Only six men (out of 15) automatically go through from each heat and with Rio 2016 winner Matthew Centrowitz (USA), two-time major medallist Abdalaati Iguider (Morocco), Ayanleh Souleiman (Djibouti), 800m convert Marcin Lewandowski (Poland) and Ethiopia's Samuel Tefera all first up, heat is a must-watch.
On paper, Kenya's Ronald Kwemoi, Sadik Mikhou (Morocco-born Bahraini) and Timothy Cheruiyot of Kenya will have it easier in their subsequent heats.
Later on Ivorian Marie-Josee Ta Lou will likely be one of the talking points of the women's 200m semifinals (22:05, CAT) alongside Dutchwoman Dafne Schippers (who'll have South Africa's Justine Palframan in her heat) and Shaunae Miller-Uibo, if the Bahamian actually runs after she dramatically saw a 400m gold medal splish-splash away last night.
CAN CLAYE FINALLY OUTJUMP TAYLOR?
Attention can then switch to the first of the three finals on offer, namely the men's triple jump at 21:20 (CAT) which has been billed as straight head-to-head between Americans Christian Taylor and Will Claye, with the other 10 athletes fighting for the lowest podium step. (Much the same as the women's competition which had the Olympic Stadium enthralled two nights ago.)
Qualification belied that fact though, as Claye didn't jump an automatic final entry distance, as such having to hang around until his place was confirmed.

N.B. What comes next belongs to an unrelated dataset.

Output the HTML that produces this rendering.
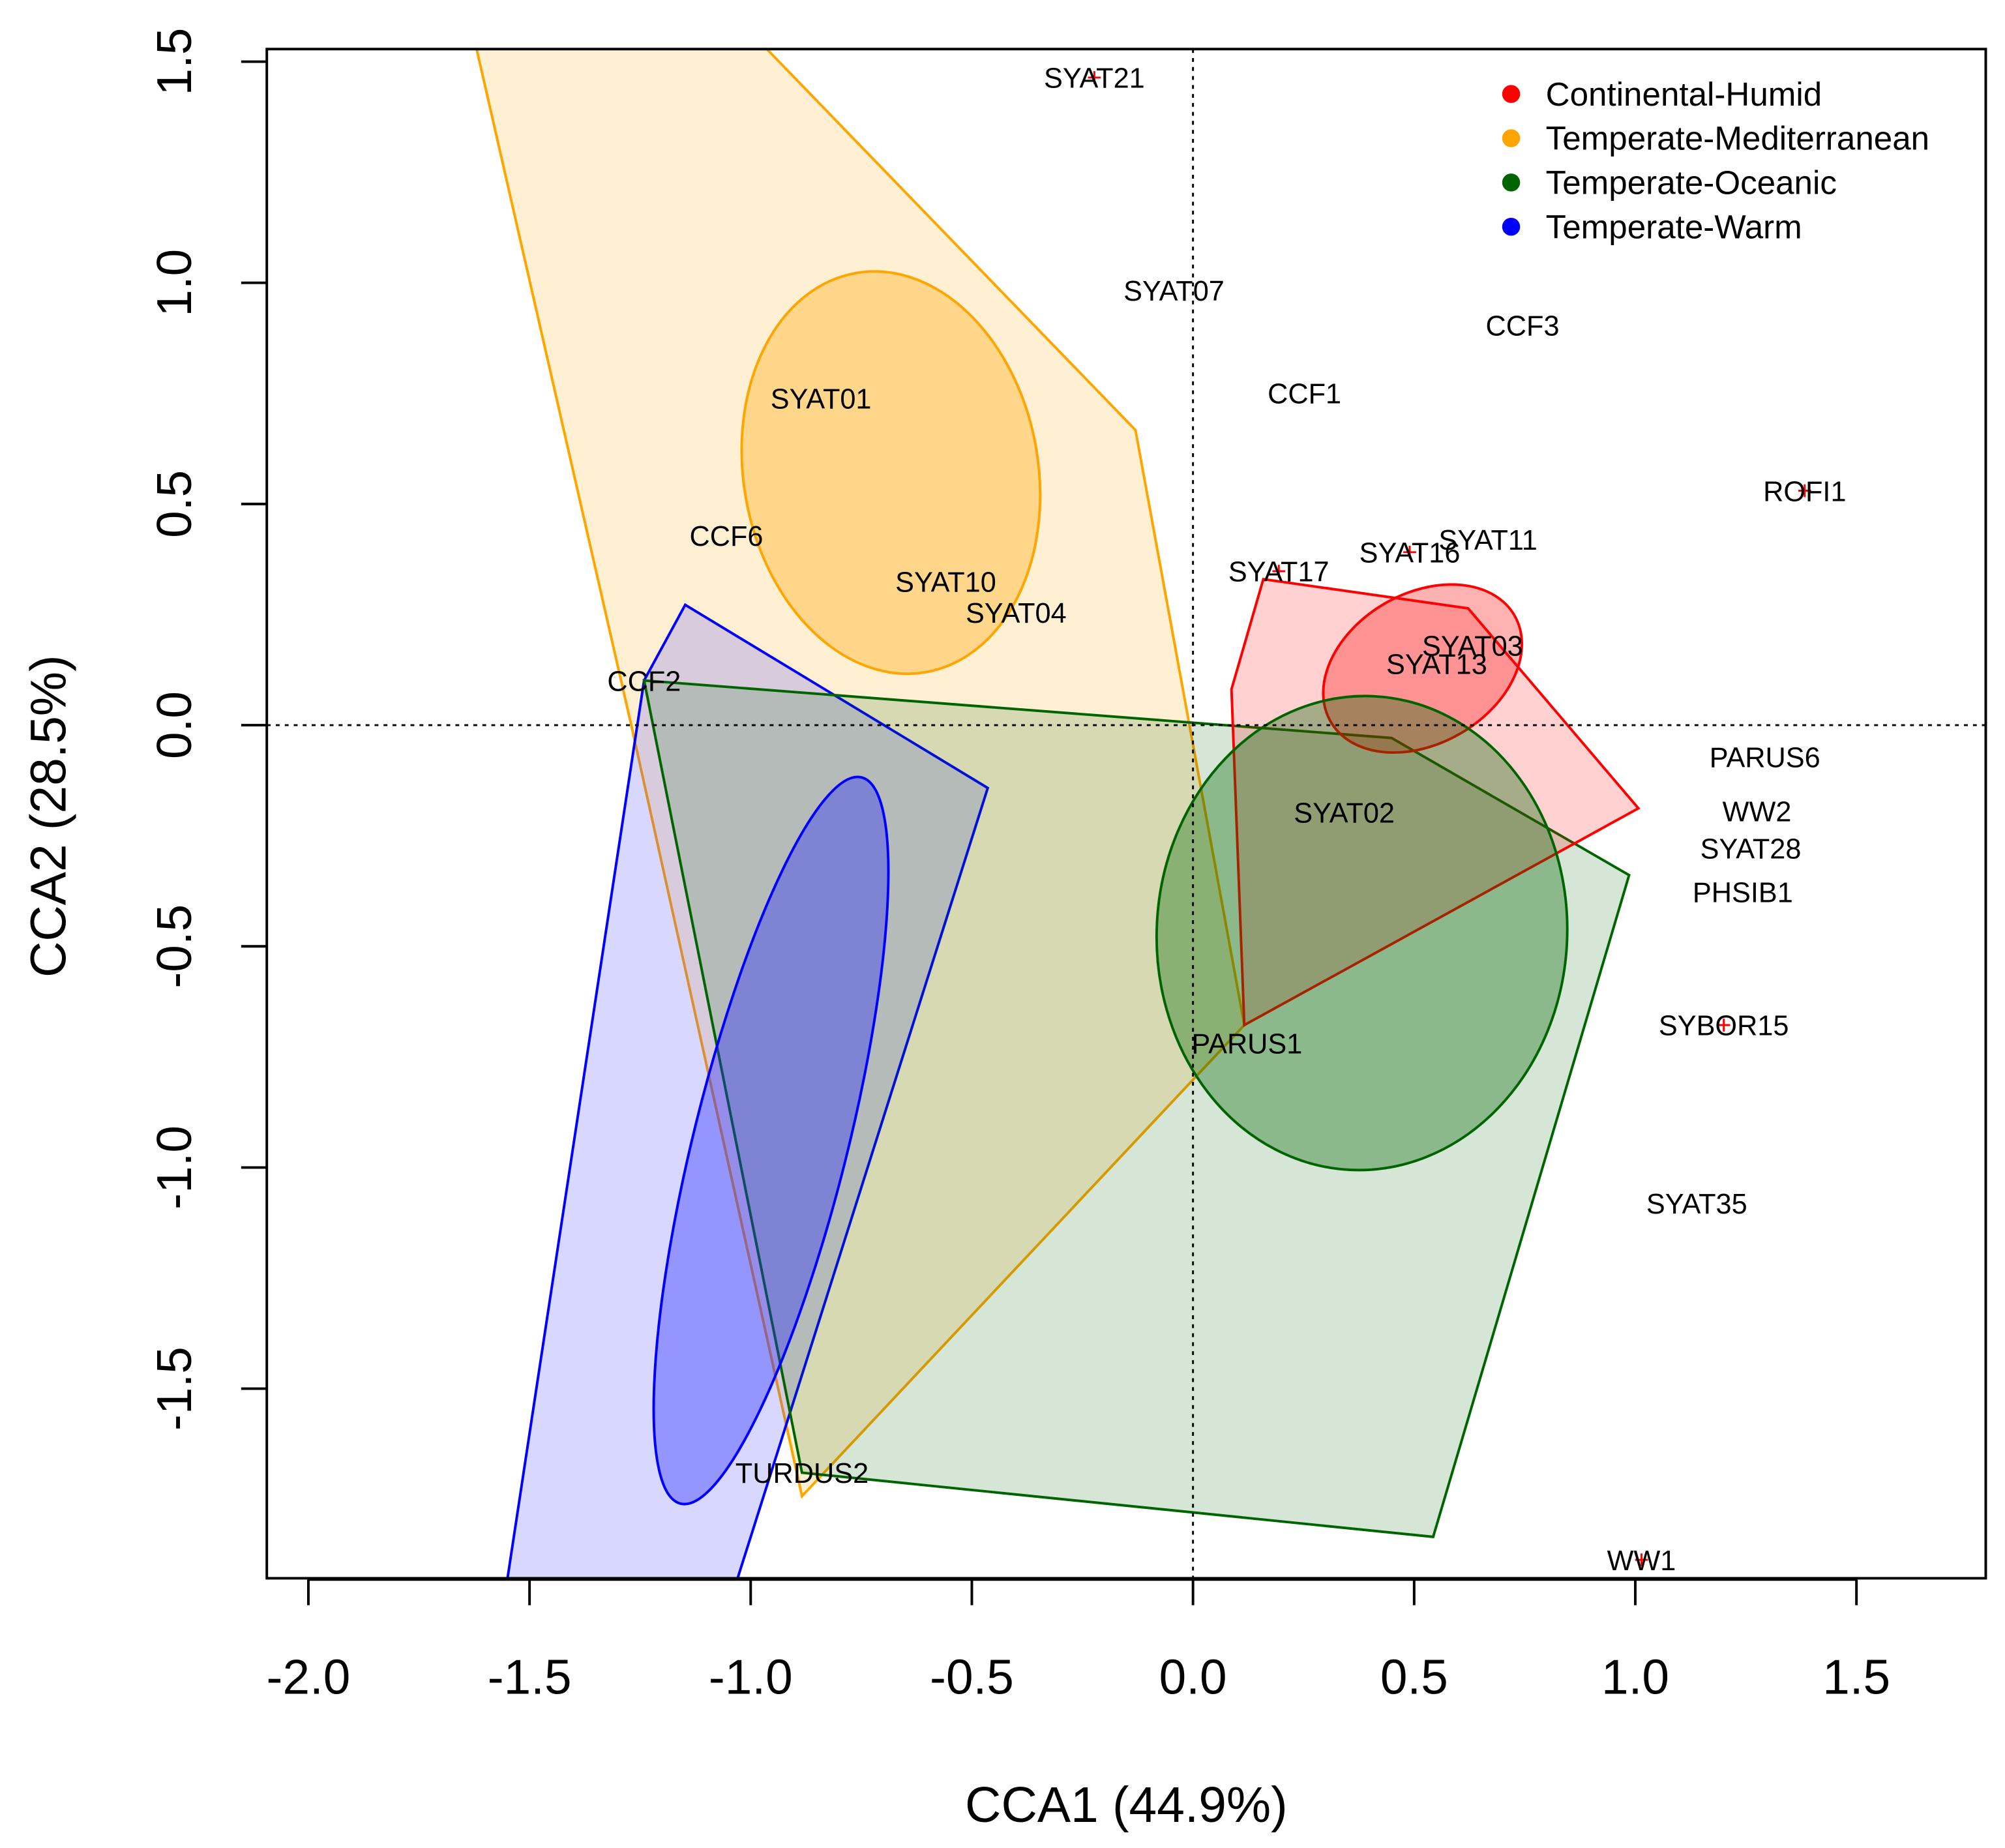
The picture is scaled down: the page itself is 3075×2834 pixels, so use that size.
<!DOCTYPE html>
<html><head><meta charset="utf-8"><style>
html,body{margin:0;padding:0;background:#fff;}
svg{display:block;font-family:"Liberation Sans",sans-serif;}
</style></head><body>
<svg id="chart" width="3075" height="2834" viewBox="0 0 1563 1440" xmlns="http://www.w3.org/2000/svg">
<defs><clipPath id="clip"><rect x="208" y="38" width="1340" height="1192"/></clipPath></defs>
<g id="plot" clip-path="url(#clip)"></g>
<g id="axes"></g>
</svg>
<script>
const labels=["SYAT21","SYAT07","CCF3","CCF1","SYAT01","ROFI1","CCF6","SYAT11","SYAT16","SYAT17","SYAT10","SYAT04","SYAT03","SYAT13","CCF2","PARUS6","SYAT02","WW2","SYAT28","PHSIB1","SYBOR15","PARUS1","SYAT35","TURDUS2","WW1"];
const xs=[-0.223,-0.043,0.745,0.252,-0.841,1.383,-1.055,0.667,0.490,0.194,-0.559,-0.400,0.632,0.551,-1.241,1.293,0.342,1.275,1.261,1.243,1.200,0.122,1.139,-0.884,1.014];
const ys=[1.464,0.983,0.904,0.751,0.739,0.530,0.429,0.420,0.391,0.348,0.325,0.255,0.180,0.139,0.101,-0.072,-0.197,-0.194,-0.278,-0.377,-0.678,-0.719,-1.081,-1.690,-1.887];
const crossIdx=[0,5,8,9,20,24];
const xTicks=[-2.0,-1.5,-1.0,-0.5,0.0,0.5,1.0,1.5];
const yTicks=[-1.5,-1.0,-0.5,0.0,0.5,1.0,1.5];
const hullOrangeX=[-1.620,-0.965,-0.130,0.116,-0.884,-1.270];
const hullOrangeY=[1.530,1.530,0.667,-0.678,-1.743,0.0];
const hullBlueX=[-1.148,-0.464,-1.030,-1.550,-1.241];
const hullBlueY=[0.272,-0.142,-1.930,-1.930,0.101];
const hullGreenX=[-1.241,0.449,0.986,0.543,-0.884];
const hullGreenY=[0.101,-0.029,-0.339,-1.835,-1.690];
const hullRedX=[0.159,0.622,1.007,0.116,0.087];
const hullRedY=[0.330,0.264,-0.188,-0.678,0.081];
const groups=["Continental-Humid","Temperate-Mediterranean","Temperate-Oceanic","Temperate-Warm"];
const groupColors=["#ff0000","#ffa500","#006400","#0000ff"];
const ellCx=[0.519,-0.683,0.382,-0.954];
const ellCy=[0.128,0.571,-0.470,-0.939];
const ellRx=[0.240,0.333,0.464,0.174];
const ellRy=[0.170,0.458,0.536,0.846];
const ellRot=[-30,-10,3,14];

const S=344.8;
const X=v=>930+v*S, Y=v=>565-v*S;
const NS="http://www.w3.org/2000/svg";
function mk(tag,attrs,parent){const e=document.createElementNS(NS,tag);for(const k in attrs)e.setAttribute(k,attrs[k]);parent.appendChild(e);return e;}
const plot=document.getElementById('plot'), axes=document.getElementById('axes');

function hull(hx,hy,fill,stroke,name){
  const pts=hx.map((v,i)=>X(v)+','+Y(hy[i])).join(' ');
  const p=mk('polygon',{points:pts,fill:fill,stroke:stroke,'stroke-width':2},plot);
  
  
}
hull(hullOrangeX,hullOrangeY,'rgba(255,165,0,0.17)','#ffa500','hull-temperate-mediterranean');
hull(hullBlueX,hullBlueY,'rgba(60,60,255,0.2)','#0000ff','hull-temperate-warm');
hull(hullGreenX,hullGreenY,'rgba(0,100,0,0.16)','#006400','hull-temperate-oceanic');
hull(hullRedX,hullRedY,'rgba(255,0,0,0.18)','#ff0000','hull-continental-humid');

const ellNames=['ellipse-continental-humid','ellipse-temperate-mediterranean','ellipse-temperate-oceanic','ellipse-temperate-warm'];
const ellFill=['rgba(255,0,0,0.3)','rgba(255,165,0,0.35)','rgba(0,100,0,0.35)','rgba(40,40,255,0.38)'];
for(let i=0;i<4;i++){
  const cx=X(ellCx[i]),cy=Y(ellCy[i]);
  const e=mk('ellipse',{cx:cx,cy:cy,rx:ellRx[i]*S,ry:ellRy[i]*S,transform:`rotate(${ellRot[i]} ${cx} ${cy})`,fill:ellFill[i],stroke:groupColors[i],'stroke-width':2},plot);
  
  
}
let l=mk('line',{x1:X(0),x2:X(0),y1:38,y2:1230,stroke:'#000','stroke-width':1.5,'stroke-dasharray':'3,4'},plot);


l=mk('line',{x1:208,x2:1548,y1:Y(0),y2:Y(0),stroke:'#000','stroke-width':1.5,'stroke-dasharray':'3,4'},plot);


crossIdx.forEach(i=>{
  const g=mk('path',{d:`M${X(xs[i])-5},${Y(ys[i])}h10M${X(xs[i])},${Y(ys[i])-5}v10`,stroke:'#ff0000','stroke-width':1.5},plot);
  
  
});
labels.forEach((t,i)=>{
  const tx=mk('text',{x:X(xs[i]),y:Y(ys[i])+8,'font-size':22,'text-anchor':'middle',fill:'#000'},plot);
  tx.textContent=t;
  
  
});
const box=mk('rect',{x:208,y:38,width:1340,height:1192,fill:'none',stroke:'#000','stroke-width':2},axes);


let xa=mk('line',{x1:X(xTicks[0]),x2:X(xTicks[xTicks.length-1]),y1:1231,y2:1231,stroke:'#000','stroke-width':2},axes);


xTicks.forEach(v=>{
  const t=mk('line',{x1:X(v),x2:X(v),y1:1231,y2:1251,stroke:'#000','stroke-width':2},axes);
  
  
  const s=mk('text',{x:X(v),y:1320,'font-size':38,'text-anchor':'middle'},axes);
  s.textContent=v.toFixed(1);
  
  
});
yTicks.forEach(v=>{
  const t=mk('line',{x1:188,x2:208,y1:Y(v),y2:Y(v),stroke:'#000','stroke-width':2},axes);
  
  
  const s=mk('text',{x:0,y:0,'font-size':38,'text-anchor':'middle',transform:`translate(149 ${Y(v)}) rotate(-90)`},axes);
  s.textContent=v.toFixed(1);
  
  
});
let xt=mk('text',{x:878,y:1420,'font-size':39,'text-anchor':'middle'},axes);
xt.textContent='CCA1 (44.9%)';


let yt=mk('text',{x:0,y:0,'font-size':39,'text-anchor':'middle',transform:'translate(51 636) rotate(-90)'},axes);
yt.textContent='CCA2 (28.5%)';


groups.forEach((g,i)=>{
  const y=73+i*34.5;
  const c=mk('circle',{cx:1178,cy:y,r:7,fill:groupColors[i]},axes);
  
  
  const t=mk('text',{x:1205,y:y+9,'font-size':26},axes);
  t.textContent=g;
  
  
});
</script>
</body></html>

Taking history into account, the 26-year-old (born in Sierra Leone) will probably have to have the night of his career if he is to get the better of Taylor, whose major event temperament has seen him beat Claye to gold in the last two Olympics. The 27-year-old is also a two-time world champion -- including last time out -- while Claye only managed bronze in 2011 and 2013.
Chris Benard led qualifying at 17.20m and wil be keen to make it an American sweep, but Andy Diaz (Cuba), Nelson Evora (Portugal) and Alexis Copello (Azerbaijan) have it in them to deny them.

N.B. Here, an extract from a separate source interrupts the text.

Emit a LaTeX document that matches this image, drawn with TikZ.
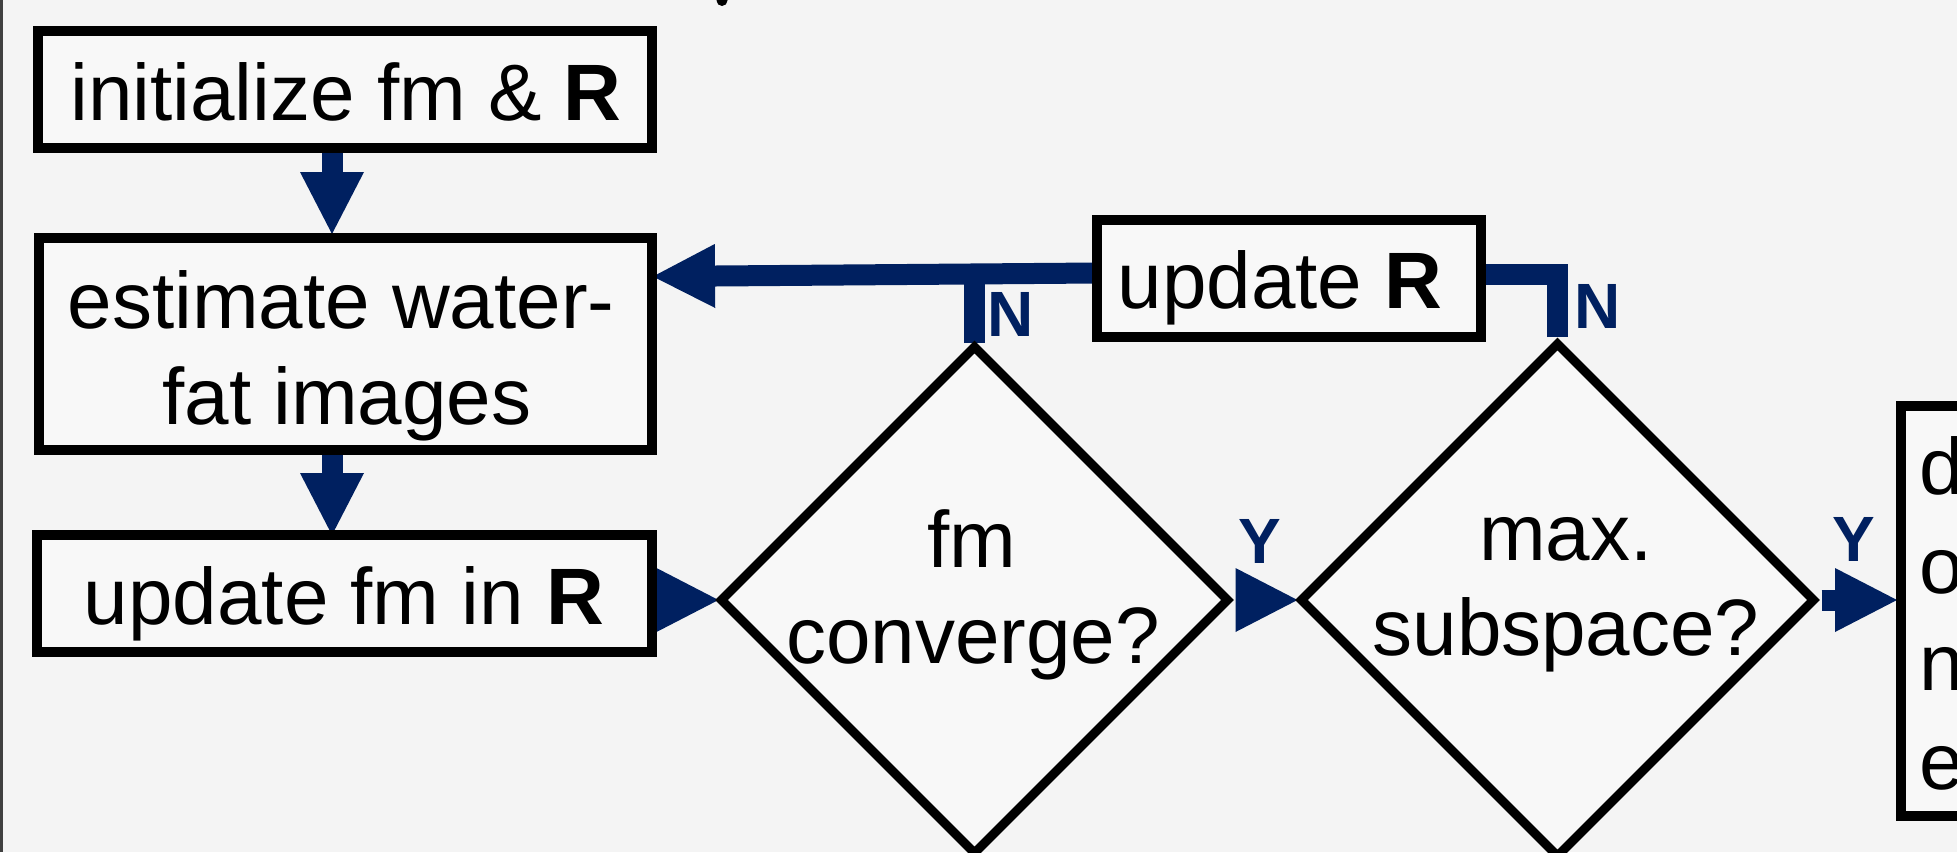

HEJNOVA TO SURPRISE AMERICANS WITH A THREE-PEAT?
It looks like a battle of the Americans in the women's 400m hurdles (22:35, CAT) too considering Dalilah Muhammad, Kori Carter and Shamier Little all broke 53 seconds at their national Championships in June and Cassandra Tate has joined them at London 2017.

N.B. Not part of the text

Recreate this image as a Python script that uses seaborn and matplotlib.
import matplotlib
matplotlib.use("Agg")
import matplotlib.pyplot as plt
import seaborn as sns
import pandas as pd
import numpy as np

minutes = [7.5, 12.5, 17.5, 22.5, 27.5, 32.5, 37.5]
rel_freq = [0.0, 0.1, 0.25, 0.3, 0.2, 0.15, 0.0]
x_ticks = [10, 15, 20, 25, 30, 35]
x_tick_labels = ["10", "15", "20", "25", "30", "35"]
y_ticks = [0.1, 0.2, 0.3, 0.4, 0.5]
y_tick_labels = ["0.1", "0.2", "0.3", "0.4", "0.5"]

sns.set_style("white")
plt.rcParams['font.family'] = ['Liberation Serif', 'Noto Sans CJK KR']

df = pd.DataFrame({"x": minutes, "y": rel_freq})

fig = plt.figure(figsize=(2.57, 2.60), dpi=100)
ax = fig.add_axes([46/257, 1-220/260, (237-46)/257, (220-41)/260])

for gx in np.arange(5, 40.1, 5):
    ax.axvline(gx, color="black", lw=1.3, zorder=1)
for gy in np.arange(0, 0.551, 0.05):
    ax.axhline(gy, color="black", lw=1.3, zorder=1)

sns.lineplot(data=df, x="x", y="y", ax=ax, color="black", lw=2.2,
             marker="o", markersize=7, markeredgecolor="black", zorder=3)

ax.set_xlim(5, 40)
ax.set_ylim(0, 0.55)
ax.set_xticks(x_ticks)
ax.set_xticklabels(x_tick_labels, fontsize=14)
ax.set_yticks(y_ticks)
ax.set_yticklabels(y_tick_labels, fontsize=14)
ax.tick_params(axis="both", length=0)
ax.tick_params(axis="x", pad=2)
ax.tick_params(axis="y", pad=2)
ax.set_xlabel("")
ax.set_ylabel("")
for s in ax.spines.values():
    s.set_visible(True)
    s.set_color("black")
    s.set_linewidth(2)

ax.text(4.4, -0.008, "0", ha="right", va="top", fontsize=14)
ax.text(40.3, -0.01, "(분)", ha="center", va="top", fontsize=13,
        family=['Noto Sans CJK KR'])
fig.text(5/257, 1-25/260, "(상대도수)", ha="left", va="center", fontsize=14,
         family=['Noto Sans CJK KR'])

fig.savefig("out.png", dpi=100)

However, Little was knocked out in the semifinals, and Zuzana Hejnova (Czech Republic) has looked in the type of form which won her the previous two gold medals in Moscow and Beijing. Ristananna Tracey (Jamaica) and Switzerland's Lea Sprunger have also looked sharp, while there's always the extra competitor of the 10 hurdles to throw a spanner into the works...
VAN NIEKERK-MAKWALA RIVALRY TO BE UPSTAGED?
Finally, the world's focus will zoom in on two Africans -- slated for the next great rivalry -- when the men's 200m final closes Day 7 of London 2017.
South African Wayde van Niekerk and Botswana's Isaac Makwala were favourites for the 200m going into the championships, and while they're both in the final they've taken some interesting routes to it.
Makwala came out of quarantine to secure lane 6 for the final... an ideal position to run your own race from. Van Niekerk, meanwhile, came through a stacked semifinal as a 'lucky loser' but his lane 3 draw may help him as it means he will have the main contenders in his sights until they finally see him round about the bend.
Their main rivals for medals (if not gold) look like Trinidad and Tobago's Jereem Richards, Turkey's Ramil Guliyev, as well as American Isiah Young who all looked impressive in winning the semis and haven't doubled in the individual sprints.
Finally, of further African interest in the final is the presence of Abdul Hakim Sani Brown, who runs in the colours of Japan (his mother's home country) but has a Ghanaian father. Sani Brown is only 18, outran London 2012 silver medallist Yohan Blake in the semis and could serve notice of his future pedigree with another stunning run.